If alternatives are found, skip the following (see --config, below). Otherwise, we can configure both python2 and python3 as "alternatives" for the python command and you can switch between them (or just set python2 here and you're done; the rest is here for completeness & as an exercise):

$ sudo update-alternatives --install /usr/bin/python python /usr/bin/python2 40
using /usr/bin/python2 to provide /usr/bin/python (python) in auto mode    

$ sudo update-alternatives --install /usr/bin/python python /usr/bin/python3 20
using /usr/bin/python3 to provide /usr/bin/python (python) in auto mode   

$ type python
/usr/bin/python

$ python --version
Python 2.7.18

(Important! if your default python is showing as python3, then change it here to python2, otherwise apt and other system utilities may be broken!)

To use update-alternatives to change the version currently selected, do the following and choose the version you want:

$ sudo update-alternatives --config python
There are 2 choices for the alternative python (providing /usr/bin/python).

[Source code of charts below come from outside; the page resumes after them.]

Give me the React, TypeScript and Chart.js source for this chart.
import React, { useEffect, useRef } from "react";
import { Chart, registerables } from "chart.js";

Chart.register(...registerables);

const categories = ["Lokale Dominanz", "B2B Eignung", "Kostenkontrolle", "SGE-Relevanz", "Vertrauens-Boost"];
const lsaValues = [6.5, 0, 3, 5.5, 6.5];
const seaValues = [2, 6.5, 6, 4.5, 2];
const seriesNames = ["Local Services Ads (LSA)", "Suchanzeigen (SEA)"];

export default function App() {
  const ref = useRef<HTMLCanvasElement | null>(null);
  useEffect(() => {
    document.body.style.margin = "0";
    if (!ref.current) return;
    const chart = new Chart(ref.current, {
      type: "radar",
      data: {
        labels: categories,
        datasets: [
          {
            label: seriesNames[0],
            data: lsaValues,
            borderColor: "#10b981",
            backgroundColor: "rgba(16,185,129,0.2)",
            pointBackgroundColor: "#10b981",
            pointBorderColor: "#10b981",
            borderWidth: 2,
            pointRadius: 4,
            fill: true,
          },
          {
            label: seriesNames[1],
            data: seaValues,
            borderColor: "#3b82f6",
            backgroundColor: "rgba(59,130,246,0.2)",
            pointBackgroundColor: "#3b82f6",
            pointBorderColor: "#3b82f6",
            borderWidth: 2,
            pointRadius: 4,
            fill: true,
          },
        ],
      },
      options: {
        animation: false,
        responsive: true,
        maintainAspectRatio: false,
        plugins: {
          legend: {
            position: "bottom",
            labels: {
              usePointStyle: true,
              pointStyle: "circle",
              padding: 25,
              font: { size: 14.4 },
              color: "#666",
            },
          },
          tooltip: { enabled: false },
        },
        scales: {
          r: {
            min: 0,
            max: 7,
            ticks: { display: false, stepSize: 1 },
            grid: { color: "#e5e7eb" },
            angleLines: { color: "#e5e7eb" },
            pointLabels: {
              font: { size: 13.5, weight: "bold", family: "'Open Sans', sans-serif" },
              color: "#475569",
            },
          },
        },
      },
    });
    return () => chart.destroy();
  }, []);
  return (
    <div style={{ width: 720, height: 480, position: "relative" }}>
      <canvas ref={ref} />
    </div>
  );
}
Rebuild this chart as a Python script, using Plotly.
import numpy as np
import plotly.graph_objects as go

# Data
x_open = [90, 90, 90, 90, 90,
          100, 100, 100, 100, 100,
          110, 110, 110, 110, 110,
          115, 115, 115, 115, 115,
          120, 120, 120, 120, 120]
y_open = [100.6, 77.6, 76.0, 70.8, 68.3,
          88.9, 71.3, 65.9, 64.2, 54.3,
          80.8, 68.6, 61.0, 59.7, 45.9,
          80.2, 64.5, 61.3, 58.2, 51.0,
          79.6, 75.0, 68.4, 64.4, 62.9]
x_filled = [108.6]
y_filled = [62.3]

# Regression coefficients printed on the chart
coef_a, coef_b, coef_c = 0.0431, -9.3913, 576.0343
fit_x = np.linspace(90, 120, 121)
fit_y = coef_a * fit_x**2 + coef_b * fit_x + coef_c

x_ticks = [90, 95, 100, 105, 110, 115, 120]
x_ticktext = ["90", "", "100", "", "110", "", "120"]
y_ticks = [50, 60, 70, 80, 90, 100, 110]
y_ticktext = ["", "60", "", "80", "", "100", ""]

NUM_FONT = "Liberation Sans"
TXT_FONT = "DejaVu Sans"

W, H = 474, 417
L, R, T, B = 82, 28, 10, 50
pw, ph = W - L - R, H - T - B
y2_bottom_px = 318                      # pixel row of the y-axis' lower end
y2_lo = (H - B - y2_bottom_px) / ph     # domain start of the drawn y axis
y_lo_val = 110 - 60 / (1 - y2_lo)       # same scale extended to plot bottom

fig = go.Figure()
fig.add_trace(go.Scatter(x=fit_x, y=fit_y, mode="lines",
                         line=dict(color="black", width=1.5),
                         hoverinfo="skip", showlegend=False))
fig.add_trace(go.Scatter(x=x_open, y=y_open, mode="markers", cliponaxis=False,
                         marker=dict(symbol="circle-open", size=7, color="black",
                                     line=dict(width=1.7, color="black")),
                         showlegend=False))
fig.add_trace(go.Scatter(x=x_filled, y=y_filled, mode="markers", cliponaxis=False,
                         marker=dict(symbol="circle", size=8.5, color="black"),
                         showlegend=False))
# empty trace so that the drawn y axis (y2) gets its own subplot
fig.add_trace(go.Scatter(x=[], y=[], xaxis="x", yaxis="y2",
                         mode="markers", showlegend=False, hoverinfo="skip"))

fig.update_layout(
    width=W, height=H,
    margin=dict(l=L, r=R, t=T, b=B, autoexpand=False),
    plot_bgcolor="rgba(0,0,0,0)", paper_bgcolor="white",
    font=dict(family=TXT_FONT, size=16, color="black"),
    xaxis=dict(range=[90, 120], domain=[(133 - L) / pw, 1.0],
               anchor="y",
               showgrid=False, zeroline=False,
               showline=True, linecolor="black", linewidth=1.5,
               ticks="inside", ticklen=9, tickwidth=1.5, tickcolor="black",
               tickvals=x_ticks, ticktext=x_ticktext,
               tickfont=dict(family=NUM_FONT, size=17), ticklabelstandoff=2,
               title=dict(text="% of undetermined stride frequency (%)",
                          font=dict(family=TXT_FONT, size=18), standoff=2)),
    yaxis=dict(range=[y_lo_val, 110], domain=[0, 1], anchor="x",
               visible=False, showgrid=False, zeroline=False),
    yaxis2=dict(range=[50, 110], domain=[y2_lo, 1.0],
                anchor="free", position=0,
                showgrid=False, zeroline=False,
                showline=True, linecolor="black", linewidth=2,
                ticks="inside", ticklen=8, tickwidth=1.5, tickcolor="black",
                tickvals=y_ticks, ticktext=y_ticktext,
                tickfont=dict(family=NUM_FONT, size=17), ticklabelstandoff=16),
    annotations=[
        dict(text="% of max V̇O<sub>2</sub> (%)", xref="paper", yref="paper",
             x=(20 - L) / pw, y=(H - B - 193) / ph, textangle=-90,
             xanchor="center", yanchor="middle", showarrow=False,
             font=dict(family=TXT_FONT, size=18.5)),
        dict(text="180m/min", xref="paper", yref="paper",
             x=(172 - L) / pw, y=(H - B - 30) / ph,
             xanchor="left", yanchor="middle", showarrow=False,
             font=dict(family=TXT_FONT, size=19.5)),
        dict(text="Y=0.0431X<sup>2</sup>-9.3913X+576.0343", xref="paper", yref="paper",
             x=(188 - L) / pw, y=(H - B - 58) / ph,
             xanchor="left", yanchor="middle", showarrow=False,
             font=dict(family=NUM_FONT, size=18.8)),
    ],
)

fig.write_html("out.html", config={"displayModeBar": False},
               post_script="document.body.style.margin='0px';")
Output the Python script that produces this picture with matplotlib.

Selection    Path                Priority   Status
------------------------------------------------------------
* 0          /usr/bin/python2     40         auto mode
  1          /usr/bin/python2     40         manual mode
  2          /usr/bin/python3     20         manual mode
Press <enter> to keep the current choice[*], or type selection number: 0

To completely remove all python alternative configurations (e.g., to start over, or just undo everything if anything weird is going on):

$ sudo update-alternatives --remove-all python
1
  • 1
    "you want the default python to be python2, for compatibility reasons" -- Thanks for pointing this out. I completely hosed a previous Ubuntu installation (<20.01) by trying to be forward-thinking in ditching python2 by aliasing python as python3, and never understood why everything stopped working. Now I see where I went wrong.
    – Ivan
    Jul 27, 2022 at 19:12
0

Most times you've to use the keyword python3 to run the code other than just python on py, these won't work as expected.